*Exercise aim*.
Leave the pictures out and quote every line from the start of the listing to the line with "(6,8) -- (1192,8);", inclusive.
#####
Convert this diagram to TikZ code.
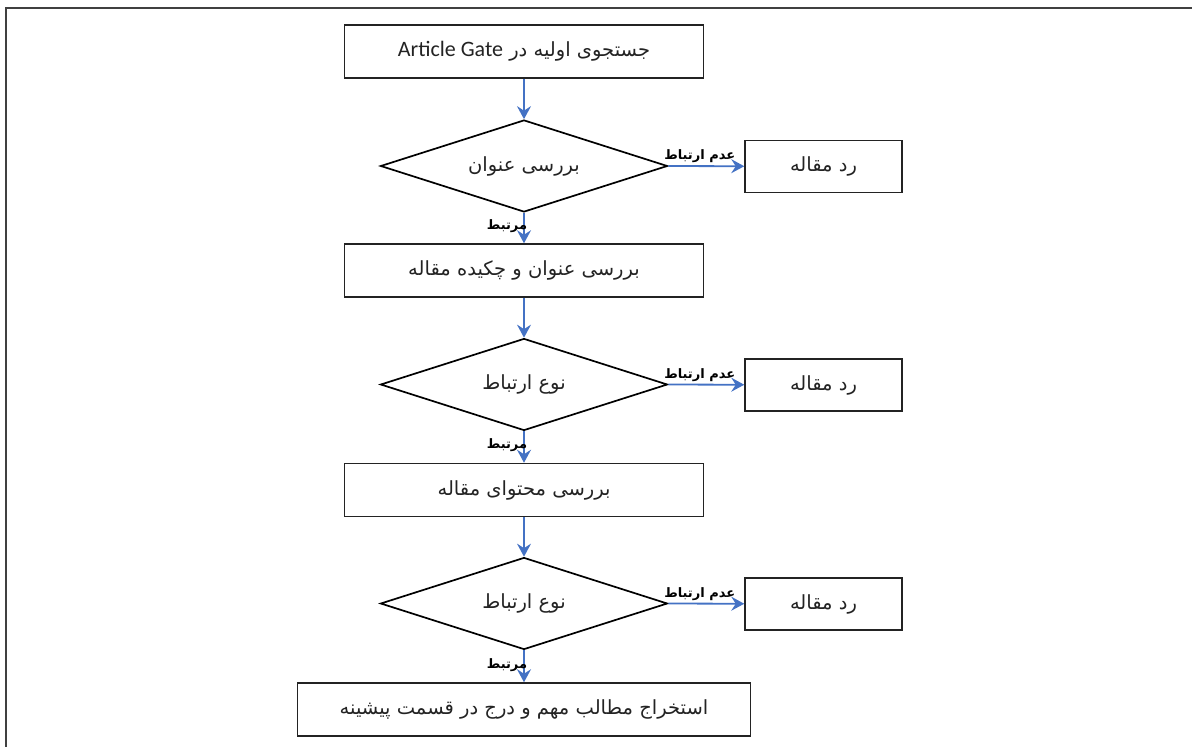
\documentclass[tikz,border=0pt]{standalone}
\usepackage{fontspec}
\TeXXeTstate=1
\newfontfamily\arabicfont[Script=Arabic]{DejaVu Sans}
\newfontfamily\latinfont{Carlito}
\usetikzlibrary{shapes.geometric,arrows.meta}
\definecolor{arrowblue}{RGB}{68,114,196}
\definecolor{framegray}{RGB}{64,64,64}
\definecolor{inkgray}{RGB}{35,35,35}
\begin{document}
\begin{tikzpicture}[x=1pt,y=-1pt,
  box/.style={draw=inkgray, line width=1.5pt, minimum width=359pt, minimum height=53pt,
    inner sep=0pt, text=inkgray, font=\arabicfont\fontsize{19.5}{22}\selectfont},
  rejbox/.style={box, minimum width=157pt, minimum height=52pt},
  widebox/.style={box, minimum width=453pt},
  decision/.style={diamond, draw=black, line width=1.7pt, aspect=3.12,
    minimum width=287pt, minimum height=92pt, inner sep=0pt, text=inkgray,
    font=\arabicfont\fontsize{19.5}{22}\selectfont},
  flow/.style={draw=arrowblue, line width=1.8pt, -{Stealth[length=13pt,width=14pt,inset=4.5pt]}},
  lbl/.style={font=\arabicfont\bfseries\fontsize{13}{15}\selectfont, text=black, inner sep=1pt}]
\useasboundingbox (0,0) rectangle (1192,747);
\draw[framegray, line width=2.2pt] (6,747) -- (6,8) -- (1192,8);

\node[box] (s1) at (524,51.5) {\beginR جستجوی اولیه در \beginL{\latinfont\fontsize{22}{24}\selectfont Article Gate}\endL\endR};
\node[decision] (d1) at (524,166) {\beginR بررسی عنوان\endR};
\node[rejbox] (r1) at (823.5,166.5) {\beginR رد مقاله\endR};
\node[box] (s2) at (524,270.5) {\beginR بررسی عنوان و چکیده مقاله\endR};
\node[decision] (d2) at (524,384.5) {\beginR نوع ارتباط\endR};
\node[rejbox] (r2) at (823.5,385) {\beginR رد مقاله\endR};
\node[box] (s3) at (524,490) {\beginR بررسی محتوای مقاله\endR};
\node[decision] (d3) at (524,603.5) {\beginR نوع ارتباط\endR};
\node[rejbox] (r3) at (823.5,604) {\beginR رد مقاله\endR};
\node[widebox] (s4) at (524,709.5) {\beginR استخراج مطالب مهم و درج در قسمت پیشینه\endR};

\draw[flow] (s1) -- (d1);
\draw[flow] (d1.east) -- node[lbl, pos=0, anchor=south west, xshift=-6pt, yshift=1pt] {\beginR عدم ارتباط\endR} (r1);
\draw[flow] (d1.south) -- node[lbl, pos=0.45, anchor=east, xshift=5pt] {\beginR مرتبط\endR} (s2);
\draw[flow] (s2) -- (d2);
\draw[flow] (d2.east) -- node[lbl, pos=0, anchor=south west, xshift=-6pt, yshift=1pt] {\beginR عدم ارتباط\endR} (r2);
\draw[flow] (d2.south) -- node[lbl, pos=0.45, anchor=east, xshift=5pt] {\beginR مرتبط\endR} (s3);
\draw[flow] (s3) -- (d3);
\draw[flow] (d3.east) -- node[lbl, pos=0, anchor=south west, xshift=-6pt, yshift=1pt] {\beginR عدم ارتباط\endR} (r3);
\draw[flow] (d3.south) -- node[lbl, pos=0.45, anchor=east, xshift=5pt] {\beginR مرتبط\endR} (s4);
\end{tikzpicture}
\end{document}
#####
*Written solution*.
Convert this diagram to TikZ code.
\documentclass[tikz,border=0pt]{standalone}
\usepackage{fontspec}
\TeXXeTstate=1
\newfontfamily\arabicfont[Script=Arabic]{DejaVu Sans}
\newfontfamily\latinfont{Carlito}
\usetikzlibrary{shapes.geometric,arrows.meta}
\definecolor{arrowblue}{RGB}{68,114,196}
\definecolor{framegray}{RGB}{64,64,64}
\definecolor{inkgray}{RGB}{35,35,35}
\begin{document}
\begin{tikzpicture}[x=1pt,y=-1pt,
  box/.style={draw=inkgray, line width=1.5pt, minimum width=359pt, minimum height=53pt,
    inner sep=0pt, text=inkgray, font=\arabicfont\fontsize{19.5}{22}\selectfont},
  rejbox/.style={box, minimum width=157pt, minimum height=52pt},
  widebox/.style={box, minimum width=453pt},
  decision/.style={diamond, draw=black, line width=1.7pt, aspect=3.12,
    minimum width=287pt, minimum height=92pt, inner sep=0pt, text=inkgray,
    font=\arabicfont\fontsize{19.5}{22}\selectfont},
  flow/.style={draw=arrowblue, line width=1.8pt, -{Stealth[length=13pt,width=14pt,inset=4.5pt]}},
  lbl/.style={font=\arabicfont\bfseries\fontsize{13}{15}\selectfont, text=black, inner sep=1pt}]
\useasboundingbox (0,0) rectangle (1192,747);
\draw[framegray, line width=2.2pt] (6,747) -- (6,8) -- (1192,8);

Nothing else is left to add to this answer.